A team of researchers from Australia's TMOS, the ARC Centre of Excellence for Transformative Meta-Optical Systems, has developed an ultralight infrared filter that could improve night vision technology.

According to the researchers, the filter is substantially thinner — even thinner than a piece of cling wrap — and could eventually be placed onto regular eyewear.

Artist's impression of non-linear infrared upconversion technology. Source: TMOSArtist's impression of non-linear infrared upconversion technology. Source: TMOS

Because most night vision goggles currently worn by military personnel and hunting enthusiasts tend to be large and bulky, they often avoid using the technology.
As such, the team developed the new ultra-light night vision filters, which weigh less than 1 gram, to enable users to glimpse both the visible and infrared spectrum. Additionally, the filters also allow users to drive safely in the dark.

Making it possible to reduce the footprint of this metasurface-based upconversion technology is that it requires fewer elements. The researchers noted that photons pass through a single resonant metasurface where they subsequently mix with a pump beam. Meanwhile, the resonant metasurface enhanced the energy of the photons, thereby drawing them into the visible light spectrum without the need to convert electrons as occurs with currently used technology. Further, this is also achievable at room temperature, thus eliminating the need for the bulky and heavy cooling systems also used in current technology.

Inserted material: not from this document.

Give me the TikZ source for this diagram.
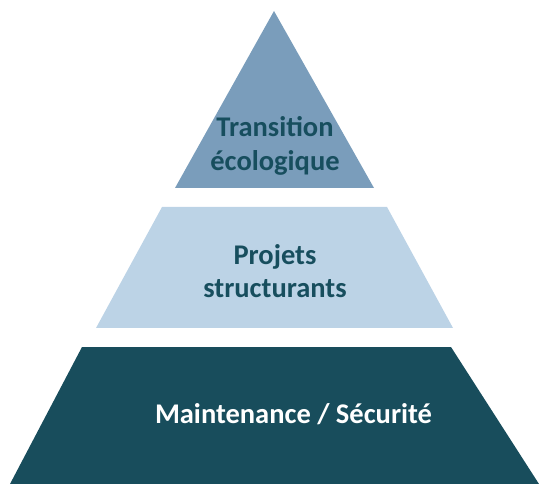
\documentclass[tikz,border=0pt]{standalone}
\usepackage{fontspec}
\setmainfont{Carlito}
\definecolor{topblue}{RGB}{122,157,187}
\definecolor{midblue}{RGB}{188,211,230}
\definecolor{darkteal}{RGB}{24,77,92}
\definecolor{textteal}{RGB}{23,78,94}
\tikzset{
  lbl/.style={font=\bfseries\fontsize{28.5}{33.5}\selectfont, align=center, inner sep=0pt}
}
\begin{document}
\begin{tikzpicture}[x=1pt,y=-1pt]
\useasboundingbox (0,0) rectangle (539,484);
% levels
\fill[topblue] (274,11) -- (374,188) -- (175,188) -- cycle;
\fill[midblue] (162,207) -- (387,207) -- (453,328) -- (96,328) -- cycle;
\fill[darkteal] (82,347) -- (451,347) -- (539,484) -- (10,484) -- cycle;
% labels
\node[lbl, text=textteal] (t1) at (275,146) {Transition\\écologique};
\node[lbl, text=textteal] (t2) at (275,271) {Projets\\structurants};
\node[lbl, text=white, anchor=base] (t3) at (293.5,423) {Maintenance / Sécurité};
\end{tikzpicture}
\end{document}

“This is the first demonstration of high-resolution up-conversion imaging from 1550 nm infrared to visible 550 nm light in a non-local metasurface. We chose these wavelengths because 1550 nm, an infrared light, is commonly used for telecommunications, and 550 nm is visible light to which human eyes are highly sensitive. Future research will include expanding the range of wavelengths the device is sensitive to, aiming to obtain broadband IR imaging, as well as exploring image processing, including edge detection,” the researchers explained.

The researchers are eyeing the new filter for applications including surveillance, autonomous navigation and biological imaging industries, among others.

An article detailing the new filters, “Enhanced Infrared Vision by Nonlinear Up-Conversion in Nonlocal Metasurfaces,” appears in the journal Advanced Materials.